To build an AI requires lots of processors, which are distributed across multiple boxes with multiple modules - still today they can look pretty similar to the cabinets and the boards we see being removed. Functionality is distributed across these many processors, including higher function (linguistic, ontological, learning and reasoning capabilities), long and short-term memory (life memory and working memory), and lower function (perceptual/sensory-motor abilities).
I regularly see movies/animation slowed down on my computer when there is not enough CPU, thinking/reasoning is slow when there are not enough processors available. The mammalian brain is able to shift functionality, with difficulty, into nearby areas, and ablation studies have shown incredible plasticity and resilience and ability to transfer functionality to a relatively small volume (I recall studies that went as low as 10%). Some studies deliberately seek to understand the human brain by turning off parts, and we have natural experiments resulting from strokes and accidents - and the slowing down and loss of some grammatical is well known in human aphasia (but without the lowering of pitch).
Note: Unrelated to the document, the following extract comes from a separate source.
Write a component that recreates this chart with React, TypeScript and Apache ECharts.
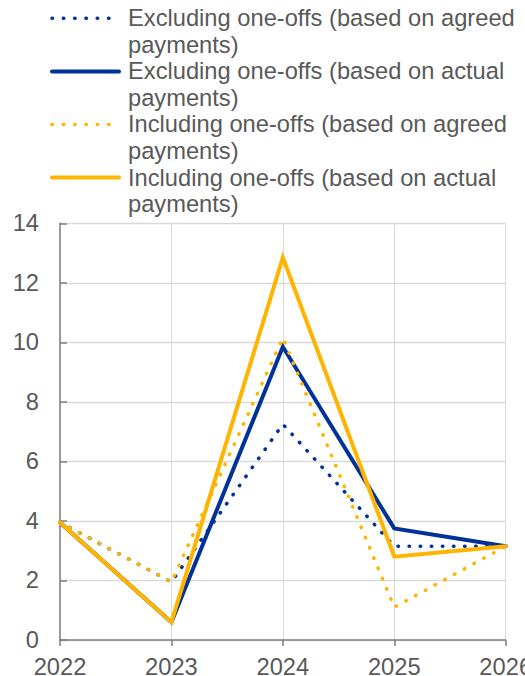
import React, { useEffect, useRef } from "react";
import * as echarts from "echarts";

const years = ["2022", "2023", "2024", "2025", "2026"];
const exclAgreed = [3.95, 1.95, 7.25, 3.15, 3.15];
const exclActual = [3.95, 0.6, 9.85, 3.75, 3.15];
const inclAgreed = [3.95, 1.95, 10.15, 1.1, 3.15];
const inclActual = [3.95, 0.6, 12.85, 2.8, 3.15];
const seriesNames = [
  "Excluding one-offs (based on agreed\npayments)",
  "Excluding one-offs (based on actual\npayments)",
  "Including one-offs (based on agreed\npayments)",
  "Including one-offs (based on actual\npayments)",
];
const yTicks = { min: 0, max: 14, interval: 2 };

const BLUE = "#003299";
const YELLOW = "#FFB400";
const TEXT = "#595959";
const FONT = "'Liberation Sans', Arial, sans-serif";
const FS = 23.7;

export default function App() {
  const ref = useRef<HTMLDivElement>(null);
  useEffect(() => {
    document.body.style.margin = "0";
    if (!ref.current) return;
    const chart = echarts.init(ref.current, undefined, { renderer: "svg" });
    const data = [exclAgreed, exclActual, inclAgreed, inclActual];
    const colors = [BLUE, BLUE, YELLOW, YELLOW];
    const dotted = [true, false, true, false];
    const dotType = [0.5, 10.6];

    const legendGraphics: any[] = [];
    seriesNames.forEach((name, i) => {
      const cy = 18.3 + i * 53.1;
      legendGraphics.push({
        type: "line",
        shape: { x1: 52, y1: cy, x2: 119, y2: cy },
        style: {
          stroke: colors[i],
          lineWidth: dotted[i] ? 3.5 : 4,
          lineCap: "round",
          lineDash: dotted[i] ? [0.5, 10.8] : null,
        },
      });
      legendGraphics.push({
        type: "text",
        x: 128,
        y: cy - 13.3,
        style: {
          text: name,
          fill: TEXT,
          fontSize: FS,
          fontFamily: FONT,
          lineHeight: 26.6,
          verticalAlign: "top",
          align: "left",
        },
      });
    });

    chart.setOption({
      animation: false,
      textStyle: { fontFamily: FONT },
      grid: {
        left: 60,
        right: 19.3,
        top: 223.3,
        bottom: 36,
        containLabel: false,
        outerBoundsMode: "none",
      },
      xAxis: {
        type: "category",
        data: years,
        boundaryGap: false,
        axisLine: { lineStyle: { color: "#7f7f7f", width: 1.5 } },
        axisTick: { show: true, length: 6, lineStyle: { color: "#7f7f7f", width: 1.5 } },
        axisLabel: { color: TEXT, fontSize: FS, margin: 15, fontFamily: FONT },
        splitLine: { show: true, lineStyle: { color: "#d9d9d9", width: 1 } },
      },
      yAxis: {
        type: "value",
        min: yTicks.min,
        max: yTicks.max,
        interval: yTicks.interval,
        axisLine: { show: true, lineStyle: { color: "#7f7f7f", width: 1.5 } },
        axisTick: { show: true, inside: true, length: 7, lineStyle: { color: "#7f7f7f", width: 1.5 } },
        axisLabel: { color: TEXT, fontSize: FS, margin: 21, fontFamily: FONT },
        splitLine: { show: true, lineStyle: { color: "#d9d9d9", width: 1.3 } },
      },
      series: data.map((d, i) => ({
        name: seriesNames[i],
        type: "line",
        data: d,
        symbol: "none",
        z: 2 + i,
        lineStyle: {
          color: colors[i],
          width: dotted[i] ? 3.5 : 4,
          type: dotted[i] ? dotType : "solid",
          cap: "round",
          join: "miter",
        },
      })),
      graphic: legendGraphics,
    });
    return () => chart.dispose();
  }, []);
  return <div ref={ref} style={{ width: 525, height: 676 }} />;
}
My approach to building an AI is like HAL's based on learning (as explained mainly in the 2010 sequel) and psycholinguistics shows the first memories are in some senses deepest. My slogan in the 1980s and 1990s was "HAL by 2001" - but I didn't get the funding required to achieve that!-) But basically, back then, we already knew what to do but since a review in 1970 of US funding for AI research and language technology, funding has largely been unavailable in this area due to slow progress, and the inability to deliver promises. IBMs developments with Big Blue and Watson show the capability required for playing chess or answering questions are there. It's the kind of things a two-year old can do that computers haven't learned yet - because they need to be trained like a baby to learn to interact in their social and physical environment.
The slowing of speech makes perfect sense. The lowering of pitch makes sense if speech synthesis is performed with distributed waveforms and due to unexpected loss of processing power, the synthesis of the waveform is slowed down because the required CPU power is not available but is being used for other functions, and likely is being performed using jury-rigged pathways, and components not optimized/designed for this purpose.